__Challenge__.
Repeat each line of the material below exactly as it appears, minus any pictures.

__Dataset section__.
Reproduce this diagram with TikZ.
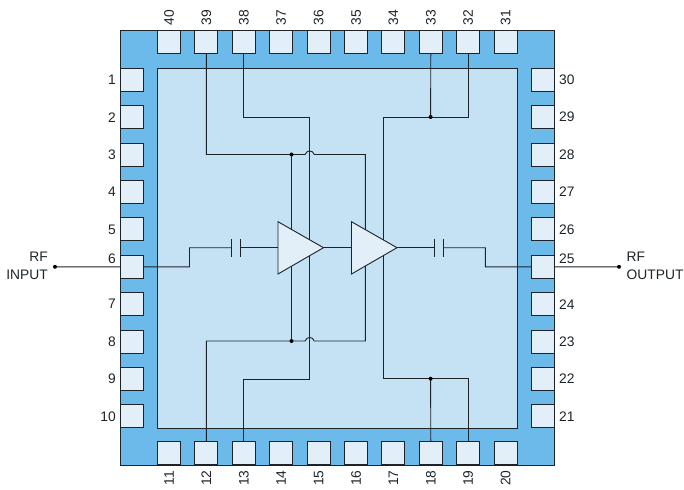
\documentclass[tikz,border=0pt]{standalone}
\usepackage{fontspec}
\setmainfont{Liberation Sans}
\definecolor{pkg}{HTML}{6CBAE9}
\definecolor{die}{HTML}{C5E1F4}
\definecolor{padc}{HTML}{E2EEF8}
\definecolor{ink}{HTML}{1C2429}
\tikzset{
  padbox/.style={draw=ink,fill=padc,line width=0.9pt,minimum width=23pt,minimum height=23pt,inner sep=0pt,outer sep=0pt},
  pinlabel/.style={font=\fontsize{13.8}{14}\selectfont,text=ink,inner sep=0pt},
  wire/.style={draw=ink,line width=0.9pt,line join=miter},
  amp/.style={draw=ink,fill=padc,line width=0.9pt,line join=miter},
  junction/.style={circle,fill=black,minimum size=4pt,inner sep=0pt,outer sep=0pt},
  plate/.style={draw=ink,line width=1pt}
}
\begin{document}
\begin{tikzpicture}[x=1pt,y=-1pt]
\useasboundingbox (0,0) rectangle (684,489);
\node[draw=ink,fill=pkg,line width=0.9pt,minimum width=434pt,minimum height=434.5pt,inner sep=0pt,outer sep=0pt] (pkgbody) at (337.5,247.75) {};
\node[draw=ink,fill=die,line width=0.9pt,minimum width=360pt,minimum height=360pt,inner sep=0pt,outer sep=0pt] (diebody) at (337.5,248) {};
% pads
\foreach \i in {1,...,10}{
  \pgfmathsetmacro{\yy}{79.8+37.4*(\i-1)}
  \pgfmathsetmacro{\ly}{\i==6 ? 258.5 : \yy}
  \node[padbox] (p\i) at (132,\yy) {};
  \node[pinlabel,anchor=east] at (116,\ly) {\i};
  \pgfmathtruncatemacro{\j}{31-\i}
  \node[padbox] (p\j) at (543,\yy) {};
  \node[pinlabel,anchor=west] at (559,\ly) {\j};
}
\foreach \i in {1,...,10}{
  \pgfmathsetmacro{\xx}{169+37.4*(\i-1)}
  \pgfmathtruncatemacro{\j}{10+\i}
  \node[padbox] (p\j) at (\xx,453.4) {};
  \node[pinlabel,rotate=90] at (\xx,478) {\j};
  \pgfmathtruncatemacro{\k}{41-\i}
  \node[padbox] (p\k) at (\xx,42.3) {};
  \node[pinlabel,rotate=90] at (\xx,18) {\k};
}
% helper points
\coordinate (a1in) at (278,247.7);
\coordinate (a1out) at (323.5,247.7);
\coordinate (a2in) at (351.5,247.7);
\coordinate (a2out) at (397,247.7);
% wires: top
\draw[wire] (p39.south) |- (305.2,154.5)
  .. controls (306.2,149.8) and (313.2,149.8) .. (314.2,154.5) -- (365.3,154.5) -- (365.3,247.7);
\draw[wire] (p38.south) |- (309.7,117) -- (309.7,341);
\draw[wire] (291.5,154.5) -- (291.5,341);
% wires: bottom
\draw[wire] (p12.north) |- (305.2,341)
  .. controls (306.2,336.3) and (313.2,336.3) .. (314.2,341) -- (365.3,341) -- (365.3,247.7);
\draw[wire] (p13.north) |- (309.7,379) -- (309.7,336);
\draw[wire] (p32.south) |- (383.3,117) -- (383.3,378.7) -| (p19.north);
\draw[wire] (p33.south) -- (430.6,117);
\draw[wire] (p18.north) -- (430.6,378.7);
% junctions
\node[junction] (j1) at (291.5,154.5) {};
\node[junction] (j2) at (291.5,341) {};
\node[junction] (j3) at (430.6,117) {};
\node[junction] (j4) at (430.6,378.7) {};
% signal path
\coordinate (c1a) at (231,247.7);
\coordinate (c1b) at (240.5,247.7);
\coordinate (c2a) at (434.7,247.7);
\coordinate (c2b) at (443.7,247.7);
\draw[wire] (p6.east) -- (189.5,266.8) -- (189.5,247.7) -- (c1a);
\draw[wire] (c1b) -- (a1in);
\draw[wire] (a1out) -- (a2in);
\draw[wire] (a2out) -- (c2a);
\draw[wire] (c2b) -- (485.3,247.7) -- (485.3,266.8) -- (p25.west);
\draw[plate] (231,238.8) -- (231,256.6);
\draw[plate] (240.5,238.8) -- (240.5,256.6);
\draw[plate] (434.7,238.8) -- (434.7,256.6);
\draw[plate] (443.7,238.8) -- (443.7,256.6);
% amplifiers
\path[amp] (278,221.7) -- (a1out) -- (278,274) -- cycle;
\path[amp] (351.5,221.7) -- (a2out) -- (351.5,274) -- cycle;
% external
\node[junction] (rfin) at (55,266.8) {};
\node[junction] (rfout) at (619,266.8) {};
\draw[wire] (rfin) -- (p6.west);
\draw[wire] (p25.east) -- (rfout);
\node[pinlabel,anchor=east] at (48,257) {RF};
\node[pinlabel,anchor=east] at (48,274.5) {INPUT};
\node[pinlabel,anchor=west] at (626.5,257) {RF};
\node[pinlabel,anchor=west] at (626.5,274.5) {OUTPUT};
\end{tikzpicture}
\end{document}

__Result of this task__.
Reproduce this diagram with TikZ.
\documentclass[tikz,border=0pt]{standalone}
\usepackage{fontspec}
\setmainfont{Liberation Sans}
\definecolor{pkg}{HTML}{6CBAE9}
\definecolor{die}{HTML}{C5E1F4}
\definecolor{padc}{HTML}{E2EEF8}
\definecolor{ink}{HTML}{1C2429}
\tikzset{
  padbox/.style={draw=ink,fill=padc,line width=0.9pt,minimum width=23pt,minimum height=23pt,inner sep=0pt,outer sep=0pt},
  pinlabel/.style={font=\fontsize{13.8}{14}\selectfont,text=ink,inner sep=0pt},
  wire/.style={draw=ink,line width=0.9pt,line join=miter},
  amp/.style={draw=ink,fill=padc,line width=0.9pt,line join=miter},
  junction/.style={circle,fill=black,minimum size=4pt,inner sep=0pt,outer sep=0pt},
  plate/.style={draw=ink,line width=1pt}
}
\begin{document}
\begin{tikzpicture}[x=1pt,y=-1pt]
\useasboundingbox (0,0) rectangle (684,489);
\node[draw=ink,fill=pkg,line width=0.9pt,minimum width=434pt,minimum height=434.5pt,inner sep=0pt,outer sep=0pt] (pkgbody) at (337.5,247.75) {};
\node[draw=ink,fill=die,line width=0.9pt,minimum width=360pt,minimum height=360pt,inner sep=0pt,outer sep=0pt] (diebody) at (337.5,248) {};
% pads
\foreach \i in {1,...,10}{
  \pgfmathsetmacro{\yy}{79.8+37.4*(\i-1)}
  \pgfmathsetmacro{\ly}{\i==6 ? 258.5 : \yy}
  \node[padbox] (p\i) at (132,\yy) {};
  \node[pinlabel,anchor=east] at (116,\ly) {\i};
  \pgfmathtruncatemacro{\j}{31-\i}
  \node[padbox] (p\j) at (543,\yy) {};
  \node[pinlabel,anchor=west] at (559,\ly) {\j};
}
\foreach \i in {1,...,10}{
  \pgfmathsetmacro{\xx}{169+37.4*(\i-1)}
  \pgfmathtruncatemacro{\j}{10+\i}
  \node[padbox] (p\j) at (\xx,453.4) {};
  \node[pinlabel,rotate=90] at (\xx,478) {\j};
  \pgfmathtruncatemacro{\k}{41-\i}
  \node[padbox] (p\k) at (\xx,42.3) {};
  \node[pinlabel,rotate=90] at (\xx,18) {\k};
}
% helper points
\coordinate (a1in) at (278,247.7);
\coordinate (a1out) at (323.5,247.7);
\coordinate (a2in) at (351.5,247.7);
\coordinate (a2out) at (397,247.7);
% wires: top
\draw[wire] (p39.south) |- (305.2,154.5)
  .. controls (306.2,149.8) and (313.2,149.8) .. (314.2,154.5) -- (365.3,154.5) -- (365.3,247.7);
\draw[wire] (p38.south) |- (309.7,117) -- (309.7,341);
\draw[wire] (291.5,154.5) -- (291.5,341);
% wires: bottom
\draw[wire] (p12.north) |- (305.2,341)
  .. controls (306.2,336.3) and (313.2,336.3) .. (314.2,341) -- (365.3,341) -- (365.3,247.7);
\draw[wire] (p13.north) |- (309.7,379) -- (309.7,336);
\draw[wire] (p32.south) |- (383.3,117) -- (383.3,378.7) -| (p19.north);
\draw[wire] (p33.south) -- (430.6,117);
\draw[wire] (p18.north) -- (430.6,378.7);
% junctions
\node[junction] (j1) at (291.5,154.5) {};
\node[junction] (j2) at (291.5,341) {};
\node[junction] (j3) at (430.6,117) {};
\node[junction] (j4) at (430.6,378.7) {};
% signal path
\coordinate (c1a) at (231,247.7);
\coordinate (c1b) at (240.5,247.7);
\coordinate (c2a) at (434.7,247.7);
\coordinate (c2b) at (443.7,247.7);
\draw[wire] (p6.east) -- (189.5,266.8) -- (189.5,247.7) -- (c1a);
\draw[wire] (c1b) -- (a1in);
\draw[wire] (a1out) -- (a2in);
\draw[wire] (a2out) -- (c2a);
\draw[wire] (c2b) -- (485.3,247.7) -- (485.3,266.8) -- (p25.west);
\draw[plate] (231,238.8) -- (231,256.6);
\draw[plate] (240.5,238.8) -- (240.5,256.6);
\draw[plate] (434.7,238.8) -- (434.7,256.6);
\draw[plate] (443.7,238.8) -- (443.7,256.6);
% amplifiers
\path[amp] (278,221.7) -- (a1out) -- (278,274) -- cycle;
\path[amp] (351.5,221.7) -- (a2out) -- (351.5,274) -- cycle;
% external
\node[junction] (rfin) at (55,266.8) {};
\node[junction] (rfout) at (619,266.8) {};
\draw[wire] (rfin) -- (p6.west);
\draw[wire] (p25.east) -- (rfout);
\node[pinlabel,anchor=east] at (48,257) {RF};
\node[pinlabel,anchor=east] at (48,274.5) {INPUT};
\node[pinlabel,anchor=west] at (626.5,257) {RF};
\node[pinlabel,anchor=west] at (626.5,274.5) {OUTPUT};
\end{tikzpicture}
\end{document}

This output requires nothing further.